- [WHAT YOU NEED TO DO] Count how many lines below include the string "script", and give that number without anything else.

- [ITEMS]
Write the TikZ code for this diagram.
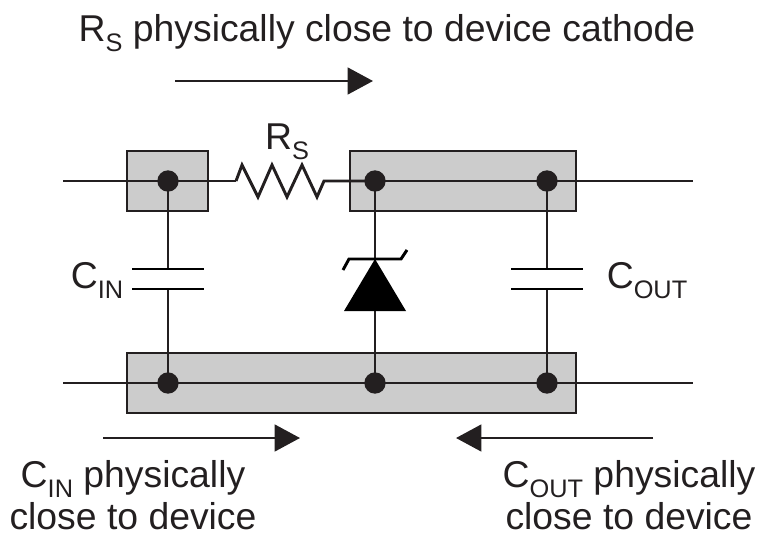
\documentclass[tikz,border=0pt]{standalone}
\usepackage{fontspec}
\setmainfont{Liberation Sans}
\usetikzlibrary{arrows.meta}
\definecolor{pad}{gray}{0.8}
\definecolor{ink}{RGB}{35,31,32}
\newcommand{\lbl}{\fontsize{28pt}{33pt}\selectfont}
\newcommand{\sbs}[1]{\raisebox{-7.5pt}{\fontsize{19pt}{21pt}\selectfont #1}}
\tikzset{
  padbox/.style={fill=pad,draw=ink,line width=2.1pt,outer sep=0pt,inner sep=0pt,minimum height=45pt,anchor=north west},
  wire/.style={draw=ink,line width=2.2pt},
  joint/.style={circle,fill=ink,inner sep=0pt,minimum size=16pt},
  plate/.style={draw=black,line width=2.2pt},
  flow/.style={draw=ink,line width=1.9pt,-{Triangle[length=19pt,width=20pt]}},
  txt/.style={font=\lbl,text=ink,inner sep=0pt,align=center,anchor=base}
}
\begin{document}
\begin{tikzpicture}[x=0.75pt,y=-0.75pt]
\useasboundingbox (0,0) rectangle (759,535);
% pads
\node[padbox,minimum width=60.75pt] (p1) at (127,151) {};
\node[padbox,minimum width=169.5pt] (p2) at (350,151) {};
\node[padbox,minimum width=336.75pt] (p3) at (127,353) {};
% free wire ends
\coordinate (tl) at (63,181);
\coordinate (tr) at (693,181);
\coordinate (bl) at (63,383);
\coordinate (br) at (693,383);
% joints
\coordinate (j1) at (168,181);
\coordinate (j2) at (375,181);
\coordinate (j3) at (547,181);
\coordinate (j4) at (168,383);
\coordinate (j5) at (375,383);
\coordinate (j6) at (547,383);
% wires
\draw[wire] (tl) -- (j1) -- (236,181);
\draw[wire,line join=miter] (236,181) -- (242,165) -- (258,197) -- (272,165) -- (287,197) -- (302,165) -- (317,197) -- (324,181) -- (j2);
\draw[wire] (j2) -- (tr);
\draw[wire] (bl) -- (br);
% capacitor left
\draw[wire] (j1) -- (168,269);
\draw[wire] (168,289) -- (j4);
\draw[plate] (132,269) -- (204,269);
\draw[plate] (132,289) -- (204,289);
% capacitor right
\draw[wire] (j3) -- (547,269);
\draw[wire] (547,289) -- (j6);
\draw[plate] (511,269) -- (583,269);
\draw[plate] (511,289) -- (583,289);
% zener
\draw[wire] (j2) -- (375,261);
\draw[wire] (375,311) -- (j5);
\fill[black] (375,259) -- (406,311) -- (344,311) -- cycle;
\draw[plate] (343,270) -- (349,259) -- (401,259) -- (407,250);
% dots
\foreach \n in {j1,j2,j3,j4,j5,j6} \node[joint] at (\n) {};
% arrows
\coordinate (a1) at (175,81);
\coordinate (a2) at (373,81);
\coordinate (a3) at (103,438);
\coordinate (a4) at (300,438);
\coordinate (a5) at (653,438);
\coordinate (a6) at (456,438);
\draw[flow] (a1) -- (a2);
\draw[flow] (a3) -- (a4);
\draw[flow] (a5) -- (a6);
% labels
\node[txt] (t1) at (387,42) {R\sbs{S} physically close to device cathode};
\node[txt] (t2) at (287,149) {R\sbs{S}};
\node[txt] (t3) at (97,288) {C\sbs{IN}};
\node[txt] (t4) at (647,288) {C\sbs{OUT}};
\node[txt] (t5) at (133,487) {C\sbs{IN} physically};
\node[txt] (t6) at (133,529) {close to device};
\node[txt] (t7) at (629,487) {C\sbs{OUT} physically};
\node[txt] (t8) at (629,529) {close to device};
\end{tikzpicture}
\end{document}
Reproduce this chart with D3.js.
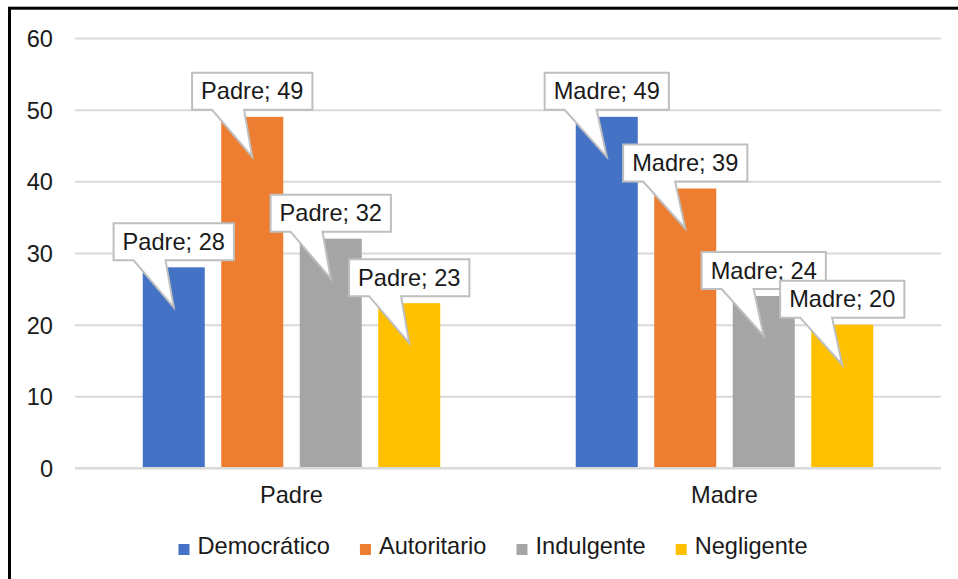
<!DOCTYPE html>
<html>
<head>
<meta charset="utf-8">
<script src="https://cdn.jsdelivr.net/npm/d3@7"></script>
<style>
	body { margin: 0; background: #fff; }
	svg { display: block; }
	text { font-family: "Liberation Sans", Arial, sans-serif; font-size: 23.6px; fill: #1a1a1a; }
</style>
</head>
<body>
<script>
(function(){
	// Data
	let categories = ['Padre', 'Madre'];
	let series = ['Democrático', 'Autoritario', 'Indulgente', 'Negligente'];
	let colors = ['#4472c4', '#ed7d31', '#a5a5a5', '#ffc000'];
	let padreValues = [28, 49, 32, 23];
	let madreValues = [49, 39, 24, 20];
	let yTicks = [0, 10, 20, 30, 40, 50, 60];

	let width = 958,
		height = 579,
		plot = {left: 75, right: 941, top: 38, bottom: 468};

	let values = [padreValues, madreValues];

	let svg = d3.select('body').append('svg')
		.attr('width', width)
		.attr('height', height);

	// Scales
	let groupGap = 135.5 / 433;
	let x0 = d3.scaleBand()
		.domain(categories)
		.range([plot.left, plot.right])
		.paddingInner(groupGap)
		.paddingOuter(groupGap / 2);
	let x1 = d3.scaleBand()
		.domain(series)
		.range([0, x0.bandwidth()])
		.paddingInner(0.21);
	let y = d3.scaleLinear()
		.domain([0, 60])
		.range([plot.bottom, plot.top]);
	let color = d3.scaleOrdinal()
		.domain(series)
		.range(colors);

	// Frame (only left and top edges are inside the picture)
	svg.append('rect')
		.attr('x', 9.5)
		.attr('y', 8.2)
		.attr('width', width + 20)
		.attr('height', height + 20)
		.attr('fill', 'none')
		.attr('stroke', '#000')
		.attr('stroke-width', 3);

	// Gridlines + tick labels
	let yAxis = d3.axisLeft(y)
		.tickValues(yTicks)
		.tickSize(-(plot.right - plot.left))
		.tickPadding(22);
	let yg = svg.append('g')
		.attr('transform', 'translate(' + plot.left + ',0)')
		.call(yAxis);
	yg.select('.domain').remove();
	yg.selectAll('.tick line')
		.attr('stroke', '#d9d9d9')
		.attr('stroke-width', 2);
	yg.selectAll('.tick text')
		.attr('fill', null)
		.attr('dy', '0.36em');
	yg.attr('font-size', null).attr('font-family', null);

	// Bars
	let rows = [];
	categories.forEach((cat, ci) => {
		series.forEach((s, si) => {
			rows.push({cat: cat, series: s, value: values[ci][si]});
		});
	});

	svg.append('g')
		.selectAll('rect')
		.data(rows).enter()
		.append('rect')
		.attr('x', d => x0(d.cat) + x1(d.series))
		.attr('y', d => y(d.value))
		.attr('width', x1.bandwidth())
		.attr('height', d => y(0) - y(d.value))
		.attr('fill', d => color(d.series));

	// Baseline redrawn above the bars
	svg.append('line')
		.attr('x1', plot.left)
		.attr('x2', plot.right)
		.attr('y1', y(0))
		.attr('y2', y(0))
		.attr('stroke', '#d9d9d9')
		.attr('stroke-width', 2);

	// Category labels
	svg.append('g')
		.selectAll('text')
		.data(categories).enter()
		.append('text')
		.attr('x', d => x0(d) + x0.bandwidth() / 2)
		.attr('y', 503)
		.attr('text-anchor', 'middle')
		.text(d => d);

	// Callouts, drawn one by one so later ones sit on top
	let callouts = svg.append('g');
	rows.forEach(d => {
		let cx = x0(d.cat) + x1(d.series) + x1.bandwidth() / 2,
			top = y(d.value),
			g = callouts.append('g');
		let t = g.append('text')
			.attr('text-anchor', 'middle')
			.text(d.cat + '; ' + d.value);
		let w = t.node().getComputedTextLength() + 18,
			h = 37,
			bx = cx - w / 2,
			by = top - 7 - h,
			tipY = top + 40;
		let path = d3.path();
		path.moveTo(bx, by);
		path.lineTo(bx + w, by);
		path.lineTo(bx + w, by + h);
		path.lineTo(bx + 52, by + h);
		path.lineTo(cx, tipY);
		path.lineTo(bx + 20, by + h);
		path.lineTo(bx, by + h);
		path.closePath();
		g.insert('path', 'text')
			.attr('d', path.toString())
			.attr('fill', '#fff')
			.attr('stroke', '#bfbfbf')
			.attr('stroke-width', 2)
			.attr('stroke-linejoin', 'miter');
		t.attr('x', cx).attr('y', by + 26.5);
	});

	// Legend
	let legend = svg.append('g');
	let items = legend.selectAll('g')
		.data(series).enter()
		.append('g');
	items.append('rect')
		.attr('width', 11)
		.attr('height', 11)
		.attr('y', -10)
		.attr('fill', d => color(d));
	items.append('text')
		.attr('x', 19)
		.attr('y', 0)
		.text(d => d);
	let offset = 0;
	items.each(function(){
		let tw = d3.select(this).select('text').node().getComputedTextLength();
		d3.select(this).attr('transform', 'translate(' + offset + ',0)');
		offset += 19 + tw + 30;
	});
	let total = offset - 30;
	legend.attr('transform', 'translate(' + (493 - total / 2) + ',' + 554 + ')');
})();
</script>
</body>
</html>
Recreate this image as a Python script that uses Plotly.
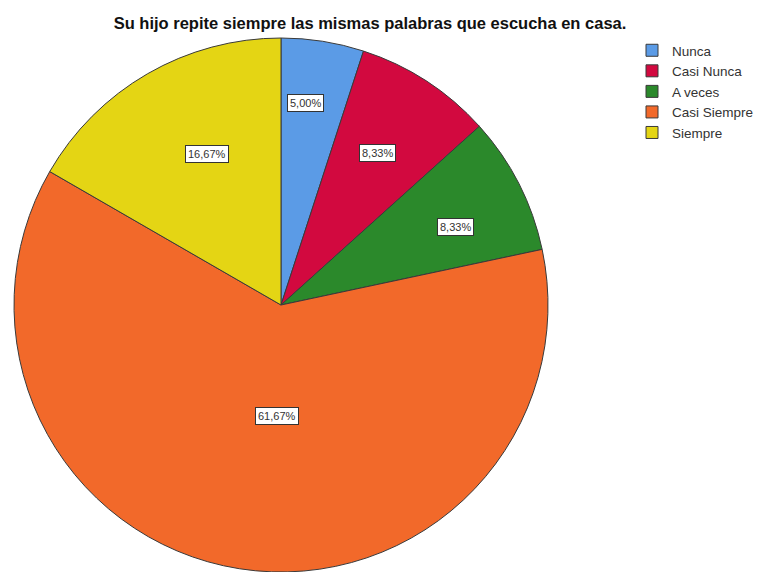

- [RESULT FOR THIS EXERCISE] 4